For instance, if it is planned to:
- migrate to the same storage array (but of a bigger size) - Used Capacity (Datastore) will adequately show how much storage is needed (if it is planned to store the same data with the similar impact on the storage system - similar type of storage saving)
- migrate to the different sort of back end system (from old Dell to the new NetApp Filers) - it is needed to decide whether these numbers are appropriate. Initially, it is required to understand whether the new device has the same storage saving capabilities as the old one. If they differ, raw numbers can be used, but probably usage may go down - if new space saving technology emerges
- migrate to the Cloud - Used Capacity will show how much data will need to be transfered
- understand how much data is saved on the storage array, Used Capacity of VM storage and VM datastore can be compared. For example, if:
- VM Storage = 30 TB, Datastore = 15 TB. Space saving = 50%
- VM Storage = 30 TB, Datastore = 25 TB. Space saving = 18%
Provisioned Capacity - is not used for sizing. It is used for calculating how much space VMware estimates for the growth of the infrastructure in the current configuration. For instance:
- VM has 1 thin-provisioned disk of 40 GB
- it is filled up with 20 GB of data currently
- since the disk can potentially grow up to 20 GB more, Provisioned Capacity will report 20 GB.
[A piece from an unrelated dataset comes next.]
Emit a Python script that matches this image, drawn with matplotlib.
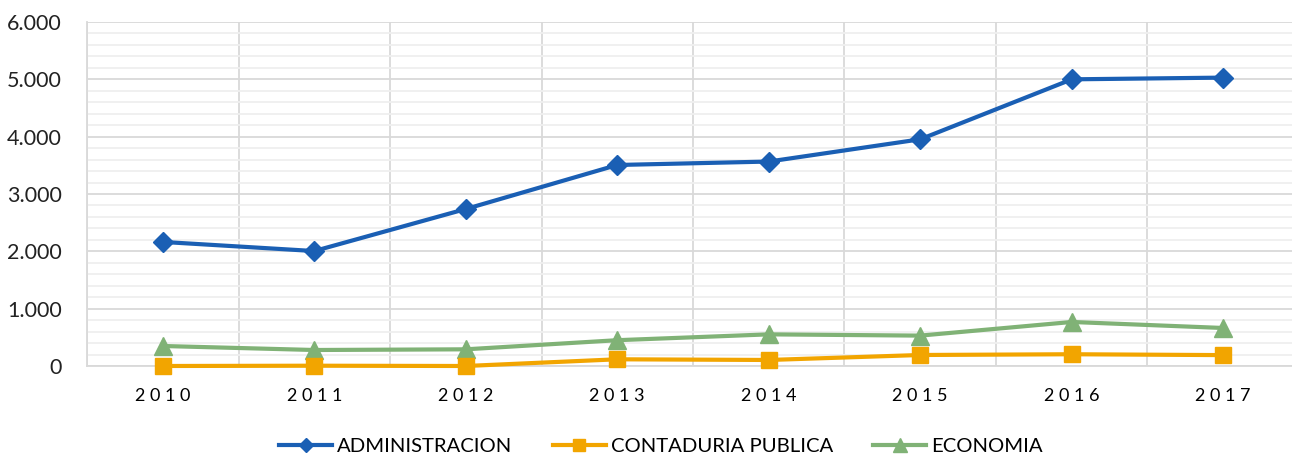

Difference between Used and Provisioned (Datastore) Capacities provides information of how large infrastructure can grow to if it will be pushed up to 100%.
It is an estimated upper bound of how far infrastructure will grow if nothing changes in current infrastructure. Should be used for the worst-case scenario. It is a total capacity with all files included. If VM has a number of snapshots, only current snapshot and delta files sizes will contribute to this section.
VMware Virtual Machines Storage view
Snapshot/Delta - these files are related to VM drive files. Usually, they are not large, but still contribute to the both Used and Provisioned Capacities. Both Snapshot and Delta files are architecture in the same way but use 2 different technologies.
- When the snapshot of a disk is taken, the current state of the disk is retained. The delta file is created then with the size of 0 KB - it is reserved for future writes. If another snapshot is taken, current delta file will be retained and the new delta file will be created. So the snapshot tree will contain of base file and a sequence of delta files.
- There is also a snapshot file is created - it contains the currents state of the memory and reaches the size of VM memory. For instance, if VM has 16 GB of RAM the snapshot file will reach the size of 16 GB.
So, combined size of both snapshots and delta files is reported in this section.
Delta files usually used as base drives. But they could also be used as templates (base drives) in VDI infrastructures. This is a “golden image’ that is always persistent. All the changes are written to the delta file only, which are always thin-provisioned.
For instance, there might be a base disk (“golden image”) of 50 GB (could not be re-written) and also be a delta files reserved for it’s own need of 200 GB. This delta disk could reuse 200 GB (the situation when the whole disk is re-written). If this happens, the Provisioned Capacity would be of 250 GB. Used capacity for each VM would be 50 GB (“golden disk”) + difference file (what has been changed, e.g. 10 GB) = 60 GB. If we have 100 identical VMs of this kind we will end up with:
- VM disks view: the total usage will be 6000 GB (60x100), although VMware should take into the account the shared file only.
- Datastore view: it will only be accounted once. Huge discrepancy will be found in both views then.
Total Capacity - this is the sum of all Virtual Disks. If there are 30 disks of 1.1 TB they will contribute to 30.3 TB of Total Capacity, not matter how they are provisioned.
Used Capacity - includes all of VM files (disk files, delta files, snapshots, etc). The used capacity can be easily more than Total Capacity.
- If all disks are thick-provisioned, Used > Total (guaranteed)
- If all disks are thin-provisioned, Used < Total (possibly).
If VM has a number of snapshots, all snapshots and delta files sizes will contribute to this section.
- VM with a disk of 1TB
- There’s only 100GB used
- Lanamark Portal will report 100GB.
- VM has 16 GB of storage allocated
- on the datastore, there is a vmdk disk of 4.5 GB
- and other VM files (including swap and log files) of (roughly) 2.0 GB
- Lanamark Portal will report it as "6.5 GiB (36%) used of 18.2 GiB total allocated capacity"
When it is planned to migrate VMs to cloud this Used Capacity should be referred, because swap files will not be counted as well as the log files. Usually, the bulk of space are VM disks and associated snapshots. If there is a requirement to calculate the size of the VMs that will be allocated in the cloud - the following formula can be used: Used - Snapshots/Delta.